In the email below, Bagley threatened to “dox” the blogger if he did not desist (click on image to enlarge).


This attempt to blackmail the blogger, which received attention at the time in Dealbreaker, did not succeed because the blogger would not be scared off. Bagley made good on his threat two days after his extortion attempt was exposed. The blogger didn’t care. He kept up his good work for months afterwards.

I believe that this is important context in evaluating the removal of Cohodes’ name from Deep Capture. I don’t believe that Cohodes was blackmailed, but the foregoing shows that Byrne will go to any lengths to remove unflattering content from the Internet.

Conclusion

It is possible that Byrne removed Cohodes’ name from Deep Capture out of the goodness of his heart, without even thinking about how Cohodes was showering him with praise, and was driving up the price of a stock in which Byrne is the largest shareholder.

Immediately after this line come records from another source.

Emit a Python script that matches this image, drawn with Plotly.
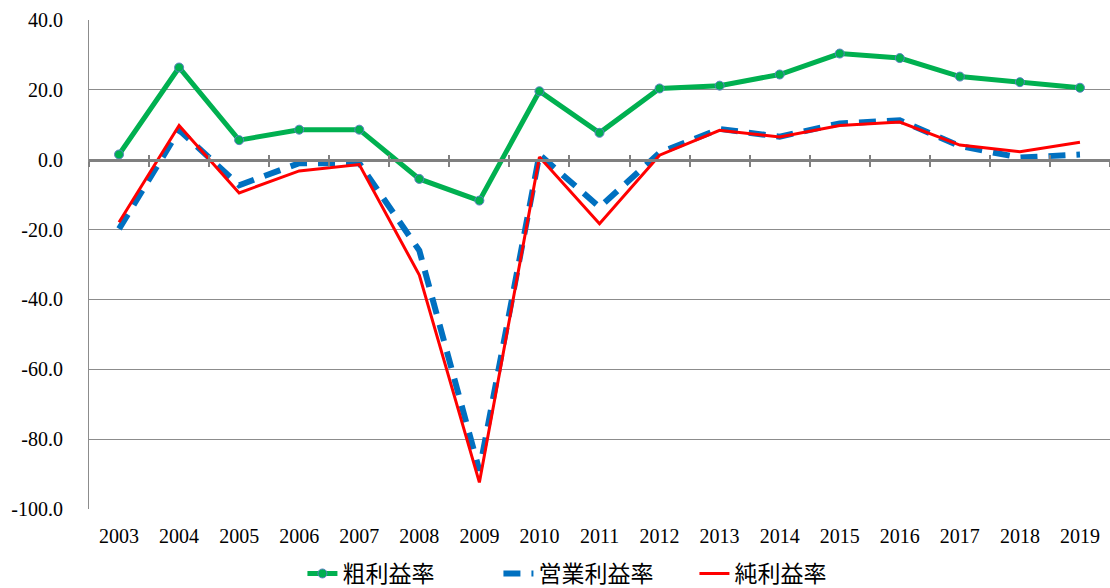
import plotly.graph_objects as go

years = [str(y) for y in range(2003, 2020)]
gross = [1.5, 26.4, 5.6, 8.6, 8.6, -5.5, -11.7, 19.6, 7.7, 20.4, 21.2, 24.4, 30.4, 29.1, 23.8, 22.2, 20.6]
operating = [-19.8, 8.5, -7.3, -1.0, -1.0, -26.0, -89.0, 1.5, -13.6, 2.0, 8.8, 6.6, 10.4, 11.3, 3.9, 0.6, 1.5]
net = [-17.9, 9.8, -9.5, -3.2, -1.4, -33.0, -92.4, 0.8, -18.3, 1.3, 8.4, 6.5, 9.8, 10.8, 4.2, 2.3, 5.0]
names = ["粗利益率", "営業利益率", "純利益率"]
yticks = [40, 20, 0, -20, -40, -60, -80, -100]
yticklabels = ["40.0", "20.0", "0.0", "-20.0", "-40.0", "-60.0", "-80.0", "-100.0"]

fig = go.Figure()
fig.add_trace(go.Scatter(x=years, y=gross, name=names[0], mode="lines+markers",
                         line=dict(color="#00B050", width=5),
                         marker=dict(size=9, color="#00B050", line=dict(color="#5B7FC4", width=1))))
fig.add_trace(go.Scatter(x=years, y=operating, name=names[1], mode="lines",
                         line=dict(color="#0070C0", width=6, dash="17px,11px")))
fig.add_trace(go.Scatter(x=years, y=net, name=names[2], mode="lines",
                         line=dict(color="#FF0000", width=3)))

boundaries = [i - 0.5 for i in range(len(years) + 1)]

fig.update_layout(
    width=1110, height=588,
    margin=dict(l=89, r=0, t=20, b=79, autoexpand=False),
    paper_bgcolor="white", plot_bgcolor="white",
    showlegend=True,
    legend=dict(orientation="h", x=0.497, xanchor="center", xref="paper",
                yref="paper", y=-0.088, yanchor="top",
                font=dict(family="Noto Sans CJK JP", size=23, color="#000000"),
                entrywidth=151, entrywidthmode="pixels", tracegroupgap=0),
    xaxis=dict(type="category", range=[-0.5, 16.5], showgrid=False, zeroline=False,
               showline=False, ticks="", tickfont=dict(family="Liberation Serif", size=20, color="#000000"),
               ticklabelstandoff=13),
    yaxis=dict(range=[-100, 40], tickmode="array", tickvals=yticks, ticktext=yticklabels,
               showgrid=True, gridcolor="#8C8C8C", gridwidth=1, zeroline=False, showline=True,
               linecolor="#8C8C8C", linewidth=1, ticks="",
               tickfont=dict(family="Liberation Serif", size=20, color="#000000"),
               ticklabelstandoff=21),
    xaxis2=dict(overlaying="x", anchor="free", position=100 / 140, range=[-0.5, 16.5],
                tickmode="array", tickvals=boundaries, showticklabels=False,
                ticks="outside", ticklen=5, tickwidth=2, tickcolor="#808080",
                showline=True, linecolor="#808080", linewidth=3, showgrid=False, zeroline=False),
    xaxis3=dict(overlaying="x", anchor="free", position=100 / 140, range=[-0.5, 16.5],
                tickmode="array", tickvals=boundaries, showticklabels=False,
                ticks="inside", ticklen=5, tickwidth=2, tickcolor="#808080",
                showline=False, showgrid=False, zeroline=False),
)
fig.add_trace(go.Scatter(x=[0], y=[None], xaxis="x2", showlegend=False, hoverinfo="skip"))
fig.add_trace(go.Scatter(x=[0], y=[None], xaxis="x3", showlegend=False, hoverinfo="skip"))

fig.write_html("out.html", config={"displayModeBar": False},
               post_script="document.body.style.margin='0';document.body.style.overflow='hidden';")
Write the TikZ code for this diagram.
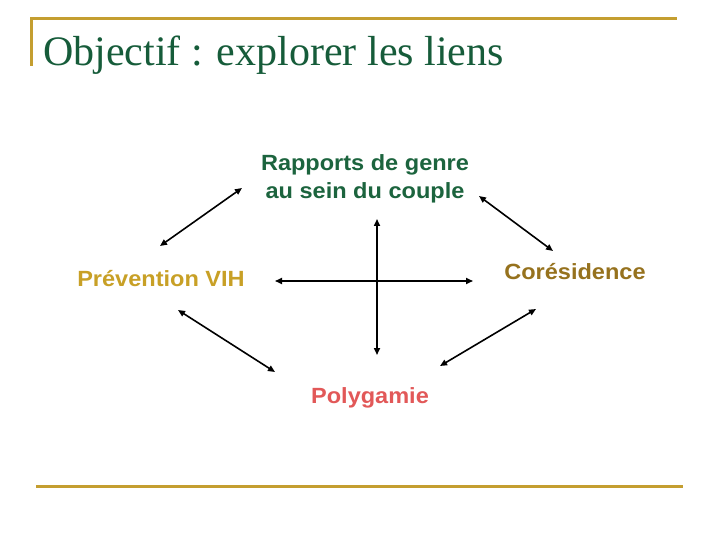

It is possible that Byrne was not aware that Cohodes was now a shareholder, was not aware of the Grant’s conference and Cohodes’ statement that the shares are “going way the fuck up.”

It is possible that Byrne did not know the share price climbed as much as 8.7% the day Cohodes pumped it at Grant’s.

It is possible that Byrne did not read the Bloomberg and Barron’s articles, and thus could not possibly have had any intent to compensate Cohodes for any of the foregoing.

It is possible that Cohodes had no idea his name was being cut out of the Deep Capture articles where he was under attack.

All this is possible, but not very probable.

Everyone who knows Cohodes can attest to his vanity and his sensitivity to criticism. Even his Twitter profile makes that clear, saying that “the best motivator is disrespect,” which suggests that the converse is true, that he craves stroking. Therefore I do not believe that his name was expunged from Deep Capture without Cohodes knowing about it.

If that indeed is his alibi, one has to wonder whether the rest of his due diligence on companies he analyses is equally incomplete and sloppy. I no longer have much respect for Cohodes’ judgment and character, but I find it hard to believe that he is that inept.

Written by,

Sam Antar

Recommended Reading:

Recommended Reading:

5,000 Reasons Why the Overstock.com Saga is Crazier Than Ever, by Gary Weiss Blog, January 30, 2018

Stock Promoter Marc Cohodes Issues a Death Threat, by Sam Antar, YouTube, November 18, 2018

How to NOT Do Investigative Journalism, by Tracy Coenen, The Fraud Files Blog, November 13, 2019

Why Roddy Boyd’s Ethics Failure Matters, Tracy Coenen, The Fraud Files Blog, November 14, 2019

Disclosure:

I am a convicted felon and a former CPA. As the CFO of Crazy Eddie, I helped mastermind one of the largest securities frauds uncovered during the 1980's. Today, I advise law enforcement agencies and professionals about white-collar crime and train them to catch the crooks. I perform forensic accounting services for law firms and other clients.

I have no investment position in Overstock.com shares, long or short.